Your goal =
Exactly as written, retype the listing below, omitting the pictures.

Source material =
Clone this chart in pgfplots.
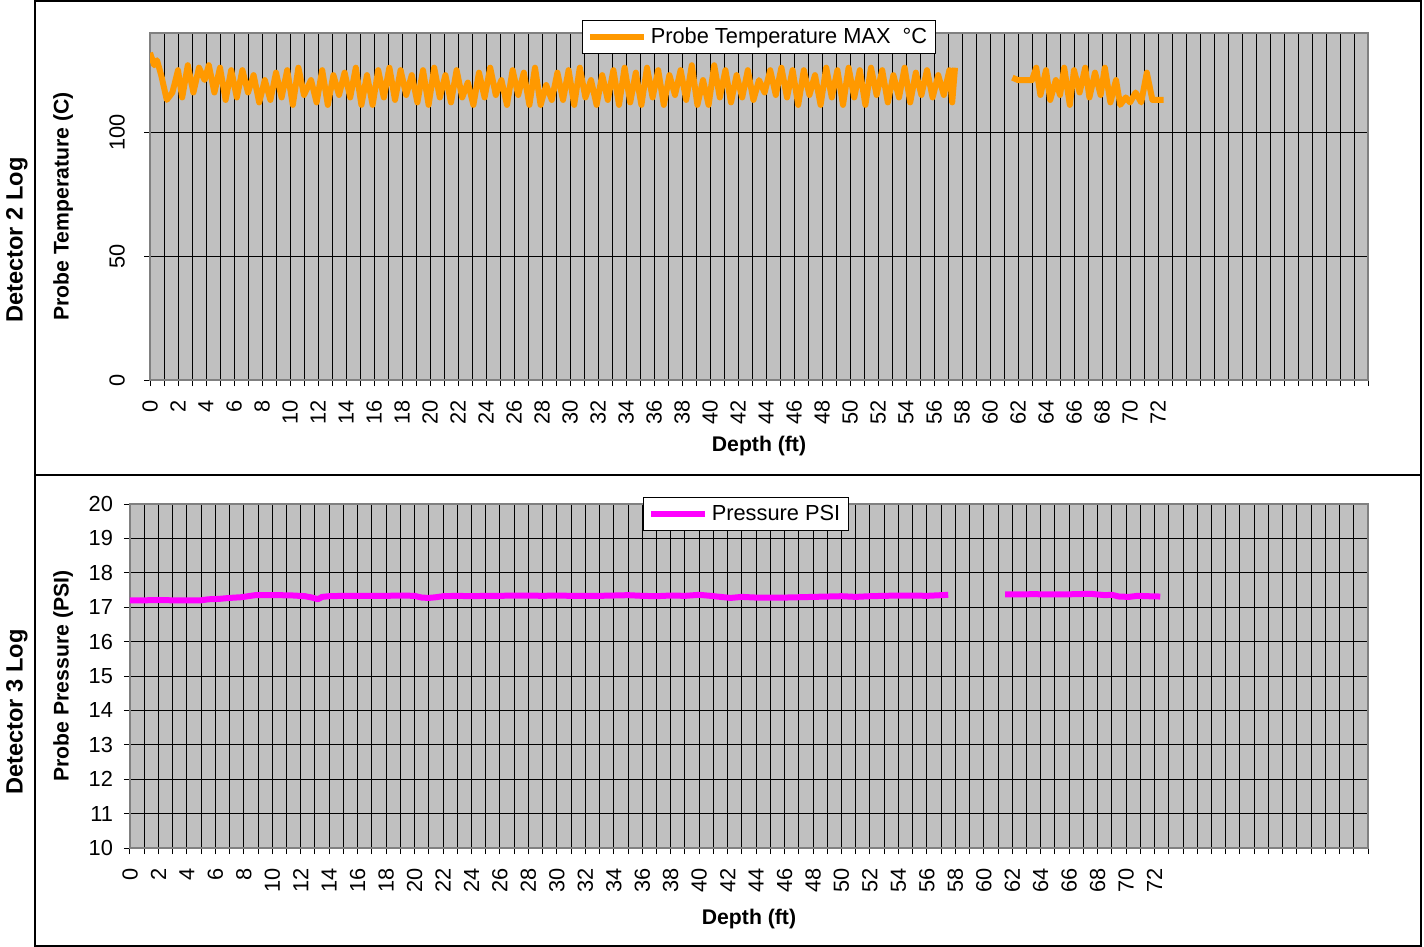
\documentclass[border=0pt]{standalone}
\usepackage{pgfplots}
\usepackage{pgfplotstable}
\pgfplotsset{compat=1.18}
\usepackage{fontspec}
\setmainfont{Liberation Sans}

\definecolor{probeorange}{HTML}{FF9900}
\definecolor{psimagenta}{HTML}{FF00FF}
\definecolor{plotgray}{HTML}{C0C0C0}
\definecolor{framegray}{HTML}{808080}

% Detector 2: probe temperature (C) against depth (ft)
\pgfplotstableread{
depth temp
0    132
0.3  127
0.5  129
0.8  123
1.2  113
1.6  116
2.0  125
2.3  114
2.7  127
3.1  116
3.5  126
3.9  121
4.2  127
4.6  116
5.0  126
5.4  113
5.8  125
6.2  114
6.6  125
7.0  116
7.4  123
7.8  112
8.2  121
8.6  113
9.0  124
9.4  114
9.8  125
10.2 111
10.6 126
11.0 115
11.5 121
11.9 112
12.3 125
12.7 111
13.1 123
13.5 115
13.9 124
14.3 114
14.7 126
15.1 111
15.5 123
15.9 111
16.3 125
16.7 114
17.1 126
17.5 113
17.9 125
18.3 115
18.7 123
19.1 112
19.5 125
19.9 111
20.3 126
20.7 114
21.1 123
21.5 112
21.9 125
22.3 114
22.7 120
23.1 111
23.5 124
23.9 114
24.3 126
24.7 115
25.1 121
25.5 111
25.9 125
26.3 115
26.7 124
27.1 111
27.5 126
27.9 111
28.3 119
28.7 113
29.1 124
29.5 113
29.9 125
30.3 111
30.7 126
31.1 114
31.5 121
31.9 111
32.3 123
32.7 113
33.1 125
33.5 111
33.9 126
34.3 112
34.7 124
35.1 111
35.5 126
35.9 114
36.3 125
36.7 111
37.1 123
37.5 115
37.9 125
38.3 113
38.7 127
39.1 111
39.5 121
39.9 111
40.3 127
40.7 114
41.1 125
41.5 112
41.9 123
42.3 114
42.7 125
43.1 113
43.5 121
43.9 116
44.3 125
44.7 115
45.1 126
45.5 114
45.9 125
46.3 111
46.7 125
47.1 115
47.5 123
47.9 111
48.3 126
48.7 114
49.1 125
49.5 111
49.9 126
50.3 114
50.7 125
51.1 111
51.5 126
51.9 115
52.3 125
52.7 112
53.1 123
53.5 114
53.9 126
54.3 112
54.7 124
55.1 115
55.5 125
55.9 114
56.3 123
56.7 115
57.1 125
57.3 112
57.5 126
59.5 nan
61.6 122
62.0 121
62.5 121
63.0 121
63.3 126
63.6 115
64.0 125
64.3 113
64.7 121
65.0 115
65.3 126
65.7 111
66.0 125
66.4 116
66.8 126
67.1 114
67.5 124
67.9 115
68.2 126
68.6 112
69.0 121
69.3 111
69.7 114
70.0 112
70.4 116
70.8 112
71.2 124
71.6 113
72.0 113
72.4 113
}\tempdata

% Detector 3: probe pressure (PSI) against depth (ft)
\pgfplotstableread{
depth psi
0    17.20
1    17.20
2    17.21
3    17.20
4    17.20
5    17.20
5.5  17.23
6.2  17.24
7    17.27
7.8  17.29
8.3  17.32
8.8  17.35
9.5  17.35
10.5 17.35
11.5 17.34
12.3 17.32
12.8 17.28
13.2 17.23
13.5 17.30
14   17.32
15   17.33
16   17.33
17   17.33
18   17.33
19   17.34
20   17.33
20.5 17.28
21   17.27
21.5 17.29
22   17.32
23   17.33
24   17.32
25   17.33
26   17.33
27   17.34
28   17.34
29   17.33
30   17.34
31   17.33
32   17.33
33   17.33
34   17.34
35   17.35
36   17.33
37   17.32
38   17.34
39   17.33
40   17.36
40.8 17.33
41.5 17.30
42.2 17.27
43   17.30
44   17.28
45   17.28
46   17.28
47   17.29
48   17.30
49   17.31
50   17.32
51   17.30
52   17.32
53   17.33
54   17.34
55   17.34
56   17.33
57   17.35
57.5 17.36
59.5 nan
61.5 17.37
62.5 17.37
63.5 17.38
64.5 17.37
65.5 17.37
66.5 17.38
67.5 17.39
68   17.37
68.5 17.35
69   17.36
69.5 17.31
70.2 17.30
70.8 17.33
71.5 17.32
72.4 17.31
}\psidata

\pgfplotsset{
  logpanel/.style={
    scale only axis,
    axis background/.style={fill=plotgray},
    axis line style={framegray, line width=1pt},
    xmin=0, xmax=87,
    xtick={0,2,...,72},
    minor xtick={0,1,...,87},
    xmajorgrids=true, xminorgrids=true, ymajorgrids=true,
    grid style={black, line width=0.5pt},
    minor grid style={black, line width=0.5pt},
    tick align=outside,
    tick pos=left,
    major tick length=3pt, minor tick length=3pt,
    every tick/.style={black, line width=0.5pt},
    ticklabel style={font=\fontsize{10.9}{12}\selectfont},
    /pgf/number format/assume math mode=true,
    % rotated labels: local x points up the page
    xticklabel style={rotate=90, anchor=east, xshift=-3.5pt},
    label style={font=\bfseries\fontsize{10.6}{12}\selectfont},
    legend style={draw=black, line width=0.5pt, fill=white,
      font=\fontsize{10.9}{12}\selectfont, anchor=center,
      inner xsep=2pt, inner ysep=1.5pt, legend cell align=left},
    legend image code/.code={\draw[##1] (0pt,0pt) -- (27pt,0pt);},
    unbounded coords=jump,
  }
}

\begin{document}
\begin{tikzpicture}
\useasboundingbox (0pt,0pt) rectangle (712pt,-473.5pt);

% Detector 2 panel
\begin{axis}[logpanel,
  at={(75pt,-190pt)}, anchor=south west,
  width=609pt, height=173.5pt,
  ymin=0, ymax=140, ytick={0,50,100},
  yticklabel style={rotate=90, anchor=south, yshift=6pt},
  xlabel={Depth (ft)}, ylabel={Probe Temperature (C)},
  xlabel style={at={(axis description cs:0.5,-0.19)}, anchor=center},
  ylabel style={at={(axis description cs:-0.0714,0.5)}, anchor=center},
  legend style={at={(0.5,0.988)}},
]
\addplot[probeorange, line width=3pt, line join=round] table[x=depth, y=temp] {\tempdata};
\addlegendentry{Probe Temperature MAX\ \ °C}
\end{axis}

% Detector 3 panel
\begin{axis}[logpanel,
  at={(65pt,-424pt)}, anchor=south west,
  width=619pt, height=172pt,
  ymin=10, ymax=20, ytick={10,11,...,20},
  yticklabel style={xshift=-2pt},
  xlabel={Depth (ft)}, ylabel={Probe Pressure (PSI)},
  xlabel style={at={(axis description cs:0.5,-0.207)}, anchor=center},
  ylabel style={at={(axis description cs:-0.0541,0.5)}, anchor=center},
  legend style={at={(0.4976,0.971)}},
]
\addplot[psimagenta, line width=3pt, line join=round] table[x=depth, y=psi] {\psidata};
\addlegendentry{Pressure PSI}
\end{axis}

% panel frames and side titles
\draw[line width=0.75pt] (17.5pt,-0.5pt) rectangle (710.5pt,-237.5pt);
\draw[line width=0.75pt] (17.5pt,-237.5pt) rectangle (710.5pt,-473pt);
\node[rotate=90, font=\bfseries\fontsize{11.8}{14}\selectfont] at (8.5pt,-120pt) {Detector 2 Log};
\node[rotate=90, font=\bfseries\fontsize{11.8}{14}\selectfont] at (8.5pt,-356pt) {Detector 3 Log};
\end{tikzpicture}
\end{document}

Response to the exercise =
Clone this chart in pgfplots.
\documentclass[border=0pt]{standalone}
\usepackage{pgfplots}
\usepackage{pgfplotstable}
\pgfplotsset{compat=1.18}
\usepackage{fontspec}
\setmainfont{Liberation Sans}

\definecolor{probeorange}{HTML}{FF9900}
\definecolor{psimagenta}{HTML}{FF00FF}
\definecolor{plotgray}{HTML}{C0C0C0}
\definecolor{framegray}{HTML}{808080}

% Detector 2: probe temperature (C) against depth (ft)
\pgfplotstableread{
depth temp
0    132
0.3  127
0.5  129
0.8  123
1.2  113
1.6  116
2.0  125
2.3  114
2.7  127
3.1  116
3.5  126
3.9  121
4.2  127
4.6  116
5.0  126
5.4  113
5.8  125
6.2  114
6.6  125
7.0  116
7.4  123
7.8  112
8.2  121
8.6  113
9.0  124
9.4  114
9.8  125
10.2 111
10.6 126
11.0 115
11.5 121
11.9 112
12.3 125
12.7 111
13.1 123
13.5 115
13.9 124
14.3 114
14.7 126
15.1 111
15.5 123
15.9 111
16.3 125
16.7 114
17.1 126
17.5 113
17.9 125
18.3 115
18.7 123
19.1 112
19.5 125
19.9 111
20.3 126
20.7 114
21.1 123
21.5 112
21.9 125
22.3 114
22.7 120
23.1 111
23.5 124
23.9 114
24.3 126
24.7 115
25.1 121
25.5 111
25.9 125
26.3 115
26.7 124
27.1 111
27.5 126
27.9 111
28.3 119
28.7 113
29.1 124
29.5 113
29.9 125
30.3 111
30.7 126
31.1 114
31.5 121
31.9 111
32.3 123
32.7 113
33.1 125
33.5 111
33.9 126
34.3 112
34.7 124
35.1 111
35.5 126
35.9 114
36.3 125
36.7 111
37.1 123
37.5 115
37.9 125
38.3 113
38.7 127
39.1 111
39.5 121
39.9 111
40.3 127
40.7 114
41.1 125
41.5 112
41.9 123
42.3 114
42.7 125
43.1 113
43.5 121
43.9 116
44.3 125
44.7 115
45.1 126
45.5 114
45.9 125
46.3 111
46.7 125
47.1 115
47.5 123
47.9 111
48.3 126
48.7 114
49.1 125
49.5 111
49.9 126
50.3 114
50.7 125
51.1 111
51.5 126
51.9 115
52.3 125
52.7 112
53.1 123
53.5 114
53.9 126
54.3 112
54.7 124
55.1 115
55.5 125
55.9 114
56.3 123
56.7 115
57.1 125
57.3 112
57.5 126
59.5 nan
61.6 122
62.0 121
62.5 121
63.0 121
63.3 126
63.6 115
64.0 125
64.3 113
64.7 121
65.0 115
65.3 126
65.7 111
66.0 125
66.4 116
66.8 126
67.1 114
67.5 124
67.9 115
68.2 126
68.6 112
69.0 121
69.3 111
69.7 114
70.0 112
70.4 116
70.8 112
71.2 124
71.6 113
72.0 113
72.4 113
}\tempdata

% Detector 3: probe pressure (PSI) against depth (ft)
\pgfplotstableread{
depth psi
0    17.20
1    17.20
2    17.21
3    17.20
4    17.20
5    17.20
5.5  17.23
6.2  17.24
7    17.27
7.8  17.29
8.3  17.32
8.8  17.35
9.5  17.35
10.5 17.35
11.5 17.34
12.3 17.32
12.8 17.28
13.2 17.23
13.5 17.30
14   17.32
15   17.33
16   17.33
17   17.33
18   17.33
19   17.34
20   17.33
20.5 17.28
21   17.27
21.5 17.29
22   17.32
23   17.33
24   17.32
25   17.33
26   17.33
27   17.34
28   17.34
29   17.33
30   17.34
31   17.33
32   17.33
33   17.33
34   17.34
35   17.35
36   17.33
37   17.32
38   17.34
39   17.33
40   17.36
40.8 17.33
41.5 17.30
42.2 17.27
43   17.30
44   17.28
45   17.28
46   17.28
47   17.29
48   17.30
49   17.31
50   17.32
51   17.30
52   17.32
53   17.33
54   17.34
55   17.34
56   17.33
57   17.35
57.5 17.36
59.5 nan
61.5 17.37
62.5 17.37
63.5 17.38
64.5 17.37
65.5 17.37
66.5 17.38
67.5 17.39
68   17.37
68.5 17.35
69   17.36
69.5 17.31
70.2 17.30
70.8 17.33
71.5 17.32
72.4 17.31
}\psidata

\pgfplotsset{
  logpanel/.style={
    scale only axis,
    axis background/.style={fill=plotgray},
    axis line style={framegray, line width=1pt},
    xmin=0, xmax=87,
    xtick={0,2,...,72},
    minor xtick={0,1,...,87},
    xmajorgrids=true, xminorgrids=true, ymajorgrids=true,
    grid style={black, line width=0.5pt},
    minor grid style={black, line width=0.5pt},
    tick align=outside,
    tick pos=left,
    major tick length=3pt, minor tick length=3pt,
    every tick/.style={black, line width=0.5pt},
    ticklabel style={font=\fontsize{10.9}{12}\selectfont},
    /pgf/number format/assume math mode=true,
    % rotated labels: local x points up the page
    xticklabel style={rotate=90, anchor=east, xshift=-3.5pt},
    label style={font=\bfseries\fontsize{10.6}{12}\selectfont},
    legend style={draw=black, line width=0.5pt, fill=white,
      font=\fontsize{10.9}{12}\selectfont, anchor=center,
      inner xsep=2pt, inner ysep=1.5pt, legend cell align=left},
    legend image code/.code={\draw[##1] (0pt,0pt) -- (27pt,0pt);},
    unbounded coords=jump,
  }
}

\begin{document}
\begin{tikzpicture}
\useasboundingbox (0pt,0pt) rectangle (712pt,-473.5pt);

% Detector 2 panel
\begin{axis}[logpanel,
  at={(75pt,-190pt)}, anchor=south west,
  width=609pt, height=173.5pt,
  ymin=0, ymax=140, ytick={0,50,100},
  yticklabel style={rotate=90, anchor=south, yshift=6pt},
  xlabel={Depth (ft)}, ylabel={Probe Temperature (C)},
  xlabel style={at={(axis description cs:0.5,-0.19)}, anchor=center},
  ylabel style={at={(axis description cs:-0.0714,0.5)}, anchor=center},
  legend style={at={(0.5,0.988)}},
]
\addplot[probeorange, line width=3pt, line join=round] table[x=depth, y=temp] {\tempdata};
\addlegendentry{Probe Temperature MAX\ \ °C}
\end{axis}

% Detector 3 panel
\begin{axis}[logpanel,
  at={(65pt,-424pt)}, anchor=south west,
  width=619pt, height=172pt,
  ymin=10, ymax=20, ytick={10,11,...,20},
  yticklabel style={xshift=-2pt},
  xlabel={Depth (ft)}, ylabel={Probe Pressure (PSI)},
  xlabel style={at={(axis description cs:0.5,-0.207)}, anchor=center},
  ylabel style={at={(axis description cs:-0.0541,0.5)}, anchor=center},
  legend style={at={(0.4976,0.971)}},
]
\addplot[psimagenta, line width=3pt, line join=round] table[x=depth, y=psi] {\psidata};
\addlegendentry{Pressure PSI}
\end{axis}

% panel frames and side titles
\draw[line width=0.75pt] (17.5pt,-0.5pt) rectangle (710.5pt,-237.5pt);
\draw[line width=0.75pt] (17.5pt,-237.5pt) rectangle (710.5pt,-473pt);
\node[rotate=90, font=\bfseries\fontsize{11.8}{14}\selectfont] at (8.5pt,-120pt) {Detector 2 Log};
\node[rotate=90, font=\bfseries\fontsize{11.8}{14}\selectfont] at (8.5pt,-356pt) {Detector 3 Log};
\end{tikzpicture}
\end{document}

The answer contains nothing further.